(for more info on the Game WISH, follow the link under "Other Bits" in my sidebar)
Discuss three setting ideas or ideas for elements of settings that you got from movies/books/TV/etc. that you have read or seen recently. These do not need to be full-fledged settings, but can be single elements that could be incorporated into existing games.Well, I have borrowed quite a bit for a few games from Robert Jordan's Wheel of Time series.
In our D&D world, Lou and I have taken the Aes Sedai and made them the priests of our chief god of Light (aka good), The High Lord. The High Lord knows the Beginnings and Endings of All Things, and isn't really concerned with people as anything other than tools to get the outcome.
So the priests, divided into their ajas like the books, each have their own purpose toward that end (Blues with causes, Yellows with healing, Grees with fighting the Dark, Reds with destroying evil in any way shape or form (and probably would get rid of neutrals too, if they could manage it), Whites with diplomacy, Browns with knowledge/learning). One change we made was to allow both male and female priests, which isn't that big of a deal since it really was the structure we imported rather than the whole concept.

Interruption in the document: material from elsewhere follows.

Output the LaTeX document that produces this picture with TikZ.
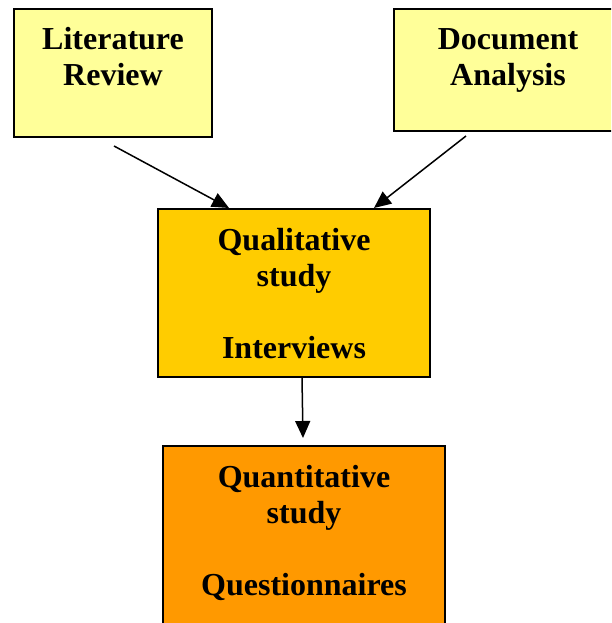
\documentclass[tikz,border=0pt]{standalone}
\usepackage{fontspec}
\setmainfont{Liberation Serif}
\usepackage{xcolor}
\usetikzlibrary{arrows.meta}
\definecolor{pale}{HTML}{FFFF99}
\definecolor{amber}{HTML}{FFCC00}
\definecolor{deeporange}{HTML}{FF9900}
\newcommand{\boxtxt}[3]{\parbox[t][#1][t]{#2}{\centering\rule{0pt}{41pt}#3}}
\tikzset{
  stage/.style={draw=black, line width=2pt, inner sep=0pt, anchor=north west,
    font=\fontsize{32}{36}\selectfont\bfseries},
  arr/.style={draw=black, line width=1.5pt, -{Triangle[length=17pt,width=15pt]}},
}
\begin{document}
\begin{tikzpicture}[x=1pt,y=-1pt]
  \useasboundingbox (0,0) rectangle (611,623);
  \clip (0,0) rectangle (611,623);

  \node[stage,fill=pale] (lit) at (13,8) {\boxtxt{128pt}{198pt}{Literature\\Review}};
  \node[stage,fill=pale] (doc) at (393,8) {\boxtxt{122pt}{228pt}{Document\\Analysis}};
  \node[stage,fill=amber] (qual) at (157,208) {\boxtxt{168pt}{272pt}{Qualitative\\study\\[36pt]Interviews}};
  \node[stage,fill=deeporange] (quant) at (162,445) {\boxtxt{200pt}{282pt}{Quantitative\\study\\[36pt]Questionnaires}};

  \draw[arr] ([shift={(1,8)}]lit.south) -- ([shift={(-65,0)}]qual.north);
  \draw[arr] ([shift={(-42,4)}]doc.south) -- ([shift={(80,0)}]qual.north);
  \draw[arr] ([shift={(8,0)}]qual.south) -- ([shift={(-1,-7)}]quant.north);
\end{tikzpicture}
\end{document}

I also borrowed his Tel'aran'rhiod, the World of Dreams, for my WEF Amber game. It wasn't until well into the description of the world to the player who is involved in this that I realized I was taking the concept from the WoT books. Basically there is a World of Dreams that sits sort of above ours (and in Amber, it parallels shadow). When people dream, they can sometimes touch this world. And anything that happens to someone in that world happens to them in Real Life. If you die in your sleep, likely you touched Tel'aran'rhiod and were killed there.
And lastly, from Wheel of Time, we took the concept of the Age of Legends. A time when magic was used for everything, empires were great, what would be great magical artifacts today were then simple child's toys. And of course, the Age had to end, and end it did.
I also borrowed, for my ATF game, the idea of floating cities, specifically from the anime, Laputa, though that's not a sole reference for flying cities. I just liked the concept.
I'm really not big on adding influences and elements like that into my games. I've always thought it was a neat idea, but I can't do it on the spur of the moment. I am a spur of the moment GM; many of my game sessions just happen because of how things flow from my mouth, so I really don't take a lot of time to craft other ideas into the adventure or setting.
If I think of any others after reading the posts linked here, I'll be sure to update.
Comments (2)
For me it's always quite the reverse: read a book and think, "Oh, I'll file that away and use it sometime later." The bathhouse thing I read six months ago, and it still hasn't come up in the game. But I know it will.
Posted by Ginger | July 3, 2002 12:19 PM
Posted on July 3, 2002 12:19
Our D&D3E game's a hodgepodge of worlds too, with great influence from Feist. His "Mockers" thieves' guild is in our Middle Lands as the Valantee, at least in structure, and the Assembly of Kelewan that he and Janny Wurts worked on, in our continent of Amber. Thari's even the name of the diplomatic tongue...
Mark Rein-Hagen is quoted as saying, at least in the RPG industry, "Originality is in hiding your sources."